I'll add to that from the car dealers' perspective.
We employ 140,000 employees across the country and we have not experienced job losses yet. Speaking to your earlier analysis, last year we were tracking for one of the best years in automotive history, and right up until November it looked as if we could have had the best ever; then things fell off a cliff. November is when the signal really started to hit that the liquidity crisis was going to grind things to an absolute halt, and that's what we've seen. Dealers are proactively shifting resources around to their used car operations and their service operations, so we haven't had to go through those employment cuts. I think you're going to see dealers try to be as imaginative as they can be in those areas.

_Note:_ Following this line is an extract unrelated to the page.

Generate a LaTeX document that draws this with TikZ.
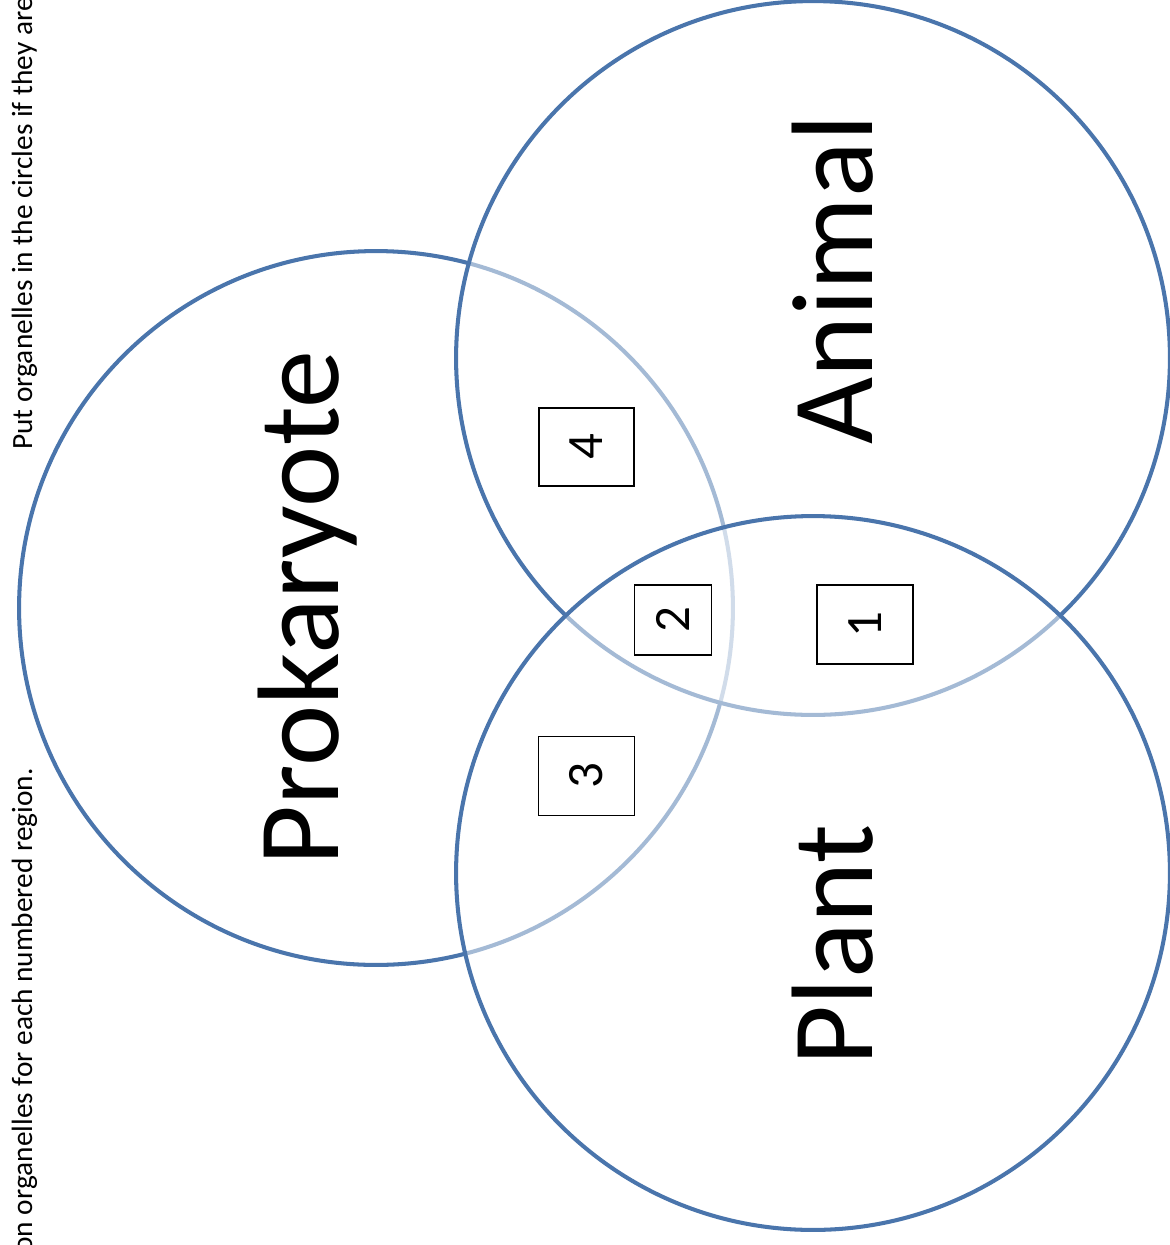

One of the tragic things you have to consider is how all of these things relate among the manufacturers, the parts makers, and the dealers. We had a dealer—I won't name him—in the Toronto area who had an order for over 100 vehicles. A customer was coming to him in December asking to do a lease transaction with them, as a fleet lease. They were unable to get financing from their bank to order those vehicles and get them into the hands of consumers, because the banks wouldn't provide the lease financing.
Those are 100 vehicles that the dealer couldn't bring into the showroom to put out on fleet leasing. They couldn't be ordered from the factories, which couldn't order the parts to make it happen. As you get this credit crisis happening, the spin-off effects in terms of job losses is really where things are going to hurt. There is not a day that goes by when we don't get dealers calling begging for credit because the situation is so dire. Even when they're successful operations, they cannot sustain the kind of liquidity demands that are out there.